--- Set task ---
The listing below holds pictures; exclude them. Return exactly the lines from the one with "Convert this screenshot to HTML." through the one with "const seriesNa".

Figure scripts:
++++++
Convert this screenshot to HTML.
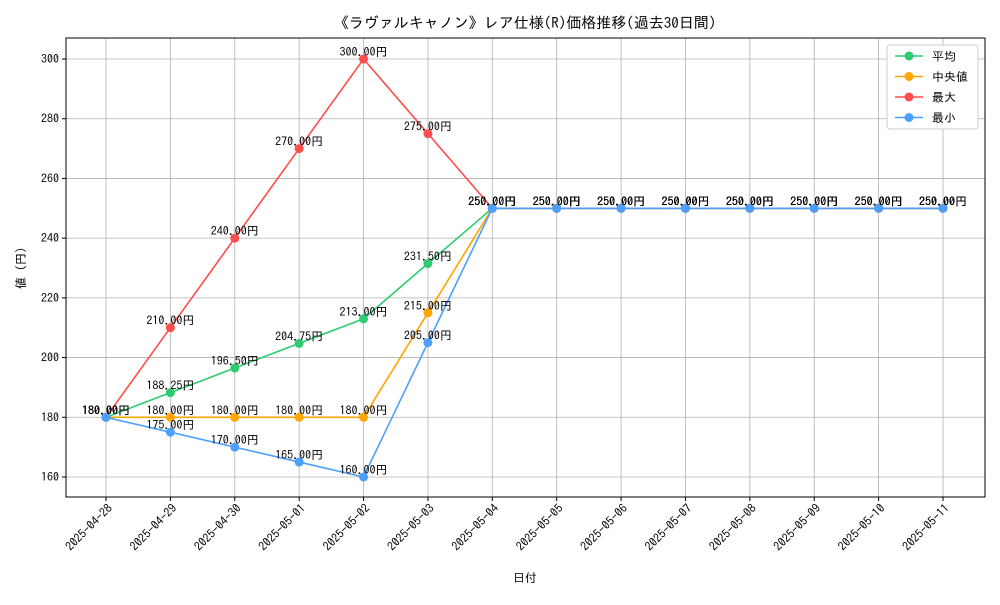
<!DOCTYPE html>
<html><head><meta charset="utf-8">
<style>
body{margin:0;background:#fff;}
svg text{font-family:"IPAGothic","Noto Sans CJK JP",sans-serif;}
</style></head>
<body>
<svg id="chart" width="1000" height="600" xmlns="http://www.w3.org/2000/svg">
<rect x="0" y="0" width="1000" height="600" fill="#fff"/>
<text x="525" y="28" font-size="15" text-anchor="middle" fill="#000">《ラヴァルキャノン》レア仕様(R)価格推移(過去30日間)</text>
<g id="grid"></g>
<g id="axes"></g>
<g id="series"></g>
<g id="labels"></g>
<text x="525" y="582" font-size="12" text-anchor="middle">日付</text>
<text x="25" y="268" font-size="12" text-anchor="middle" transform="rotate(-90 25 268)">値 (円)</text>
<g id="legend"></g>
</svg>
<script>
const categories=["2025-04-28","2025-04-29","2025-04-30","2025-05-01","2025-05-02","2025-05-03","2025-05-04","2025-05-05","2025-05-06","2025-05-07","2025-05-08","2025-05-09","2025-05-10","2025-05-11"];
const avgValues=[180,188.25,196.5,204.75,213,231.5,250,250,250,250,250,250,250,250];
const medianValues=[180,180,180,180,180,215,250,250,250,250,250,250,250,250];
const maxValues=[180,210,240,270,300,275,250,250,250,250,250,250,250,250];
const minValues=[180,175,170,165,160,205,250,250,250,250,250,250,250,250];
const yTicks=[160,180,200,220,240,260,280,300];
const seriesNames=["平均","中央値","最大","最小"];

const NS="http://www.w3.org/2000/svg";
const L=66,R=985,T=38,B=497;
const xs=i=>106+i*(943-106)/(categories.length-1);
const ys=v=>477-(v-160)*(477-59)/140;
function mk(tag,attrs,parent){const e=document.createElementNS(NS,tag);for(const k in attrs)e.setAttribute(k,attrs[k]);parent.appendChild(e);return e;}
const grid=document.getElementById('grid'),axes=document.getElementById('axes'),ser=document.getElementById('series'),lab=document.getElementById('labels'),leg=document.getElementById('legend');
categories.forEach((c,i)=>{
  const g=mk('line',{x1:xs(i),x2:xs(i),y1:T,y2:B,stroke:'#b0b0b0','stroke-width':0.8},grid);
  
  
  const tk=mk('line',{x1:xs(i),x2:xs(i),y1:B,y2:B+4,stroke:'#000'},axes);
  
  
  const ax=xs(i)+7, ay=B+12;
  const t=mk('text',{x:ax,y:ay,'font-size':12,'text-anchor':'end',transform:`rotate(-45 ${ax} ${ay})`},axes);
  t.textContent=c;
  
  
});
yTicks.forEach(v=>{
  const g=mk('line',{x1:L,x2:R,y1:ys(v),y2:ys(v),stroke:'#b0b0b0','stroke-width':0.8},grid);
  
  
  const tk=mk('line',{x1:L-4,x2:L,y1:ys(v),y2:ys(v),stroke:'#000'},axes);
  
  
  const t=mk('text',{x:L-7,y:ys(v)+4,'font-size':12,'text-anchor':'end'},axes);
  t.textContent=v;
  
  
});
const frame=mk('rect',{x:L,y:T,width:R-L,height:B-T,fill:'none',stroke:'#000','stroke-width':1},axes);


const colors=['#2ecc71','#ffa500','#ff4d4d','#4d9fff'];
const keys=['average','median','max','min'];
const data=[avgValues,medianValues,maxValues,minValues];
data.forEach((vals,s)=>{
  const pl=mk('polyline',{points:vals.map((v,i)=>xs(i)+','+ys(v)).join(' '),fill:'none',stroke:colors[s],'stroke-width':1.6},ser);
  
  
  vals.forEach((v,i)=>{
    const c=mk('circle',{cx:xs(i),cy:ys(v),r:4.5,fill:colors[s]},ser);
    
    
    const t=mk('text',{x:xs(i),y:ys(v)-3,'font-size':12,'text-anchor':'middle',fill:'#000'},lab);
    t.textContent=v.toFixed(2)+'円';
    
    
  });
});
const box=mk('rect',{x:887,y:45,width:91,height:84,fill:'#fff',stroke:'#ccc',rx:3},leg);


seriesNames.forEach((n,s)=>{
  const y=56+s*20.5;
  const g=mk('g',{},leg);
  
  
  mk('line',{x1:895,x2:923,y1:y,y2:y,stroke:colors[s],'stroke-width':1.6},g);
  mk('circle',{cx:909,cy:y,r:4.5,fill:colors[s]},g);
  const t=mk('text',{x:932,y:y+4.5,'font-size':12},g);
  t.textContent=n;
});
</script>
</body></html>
++++++
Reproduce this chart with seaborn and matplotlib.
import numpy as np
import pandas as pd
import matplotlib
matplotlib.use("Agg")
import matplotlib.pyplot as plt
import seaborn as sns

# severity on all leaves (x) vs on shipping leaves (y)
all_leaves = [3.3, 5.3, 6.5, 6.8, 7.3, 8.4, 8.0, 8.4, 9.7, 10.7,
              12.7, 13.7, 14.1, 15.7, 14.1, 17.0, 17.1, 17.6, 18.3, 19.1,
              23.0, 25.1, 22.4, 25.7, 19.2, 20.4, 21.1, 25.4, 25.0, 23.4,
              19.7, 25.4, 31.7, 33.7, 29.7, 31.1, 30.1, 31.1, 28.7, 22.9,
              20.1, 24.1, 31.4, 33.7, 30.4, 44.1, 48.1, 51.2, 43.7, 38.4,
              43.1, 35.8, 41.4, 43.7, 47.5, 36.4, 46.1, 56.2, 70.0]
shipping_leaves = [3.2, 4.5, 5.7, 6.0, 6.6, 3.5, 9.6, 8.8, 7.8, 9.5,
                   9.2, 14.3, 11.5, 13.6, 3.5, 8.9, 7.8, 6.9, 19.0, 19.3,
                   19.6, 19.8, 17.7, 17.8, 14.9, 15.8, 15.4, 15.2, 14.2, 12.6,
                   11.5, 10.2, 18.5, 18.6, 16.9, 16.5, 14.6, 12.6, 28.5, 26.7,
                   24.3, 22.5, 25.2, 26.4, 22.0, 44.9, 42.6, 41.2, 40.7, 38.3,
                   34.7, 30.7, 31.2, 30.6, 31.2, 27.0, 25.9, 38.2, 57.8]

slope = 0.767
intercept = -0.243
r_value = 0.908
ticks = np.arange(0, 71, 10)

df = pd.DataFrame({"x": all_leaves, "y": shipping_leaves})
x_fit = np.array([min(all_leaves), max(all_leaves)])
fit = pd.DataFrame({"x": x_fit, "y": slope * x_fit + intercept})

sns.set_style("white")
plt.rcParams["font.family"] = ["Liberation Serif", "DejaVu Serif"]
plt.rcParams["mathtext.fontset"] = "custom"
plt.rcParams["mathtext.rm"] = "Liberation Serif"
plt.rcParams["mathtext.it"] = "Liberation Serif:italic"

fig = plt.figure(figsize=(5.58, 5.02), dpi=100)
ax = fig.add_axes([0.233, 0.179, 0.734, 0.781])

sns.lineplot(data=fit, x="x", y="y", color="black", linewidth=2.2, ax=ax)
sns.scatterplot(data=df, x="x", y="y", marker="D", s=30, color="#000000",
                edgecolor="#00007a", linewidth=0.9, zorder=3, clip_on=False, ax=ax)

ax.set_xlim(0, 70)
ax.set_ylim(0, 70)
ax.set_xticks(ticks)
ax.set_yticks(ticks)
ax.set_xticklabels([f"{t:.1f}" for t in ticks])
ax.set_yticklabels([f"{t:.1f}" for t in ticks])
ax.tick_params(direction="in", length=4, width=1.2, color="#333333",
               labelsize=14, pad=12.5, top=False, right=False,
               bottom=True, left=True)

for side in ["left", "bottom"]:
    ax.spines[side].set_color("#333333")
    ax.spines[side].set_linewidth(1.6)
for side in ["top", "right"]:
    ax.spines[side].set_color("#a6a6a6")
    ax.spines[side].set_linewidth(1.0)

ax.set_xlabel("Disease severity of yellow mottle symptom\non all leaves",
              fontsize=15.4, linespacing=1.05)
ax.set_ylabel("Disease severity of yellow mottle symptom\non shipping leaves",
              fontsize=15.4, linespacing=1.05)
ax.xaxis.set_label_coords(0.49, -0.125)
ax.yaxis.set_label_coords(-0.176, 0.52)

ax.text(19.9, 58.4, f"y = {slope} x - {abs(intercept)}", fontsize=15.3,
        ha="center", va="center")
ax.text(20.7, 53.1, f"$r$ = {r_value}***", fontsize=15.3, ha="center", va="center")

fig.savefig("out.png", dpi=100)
++++++
--- Answer below ---
Convert this screenshot to HTML.
<!DOCTYPE html>
<html><head><meta charset="utf-8">
<style>
body{margin:0;background:#fff;}
svg text{font-family:"IPAGothic","Noto Sans CJK JP",sans-serif;}
</style></head>
<body>
<svg id="chart" width="1000" height="600" xmlns="http://www.w3.org/2000/svg">
<rect x="0" y="0" width="1000" height="600" fill="#fff"/>
<text x="525" y="28" font-size="15" text-anchor="middle" fill="#000">《ラヴァルキャノン》レア仕様(R)価格推移(過去30日間)</text>
<g id="grid"></g>
<g id="axes"></g>
<g id="series"></g>
<g id="labels"></g>
<text x="525" y="582" font-size="12" text-anchor="middle">日付</text>
<text x="25" y="268" font-size="12" text-anchor="middle" transform="rotate(-90 25 268)">値 (円)</text>
<g id="legend"></g>
</svg>
<script>
const categories=["2025-04-28","2025-04-29","2025-04-30","2025-05-01","2025-05-02","2025-05-03","2025-05-04","2025-05-05","2025-05-06","2025-05-07","2025-05-08","2025-05-09","2025-05-10","2025-05-11"];
const avgValues=[180,188.25,196.5,204.75,213,231.5,250,250,250,250,250,250,250,250];
const medianValues=[180,180,180,180,180,215,250,250,250,250,250,250,250,250];
const maxValues=[180,210,240,270,300,275,250,250,250,250,250,250,250,250];
const minValues=[180,175,170,165,160,205,250,250,250,250,250,250,250,250];
const yTicks=[160,180,200,220,240,260,280,300];
const seriesNames=["平均","中央値","最大","最小"];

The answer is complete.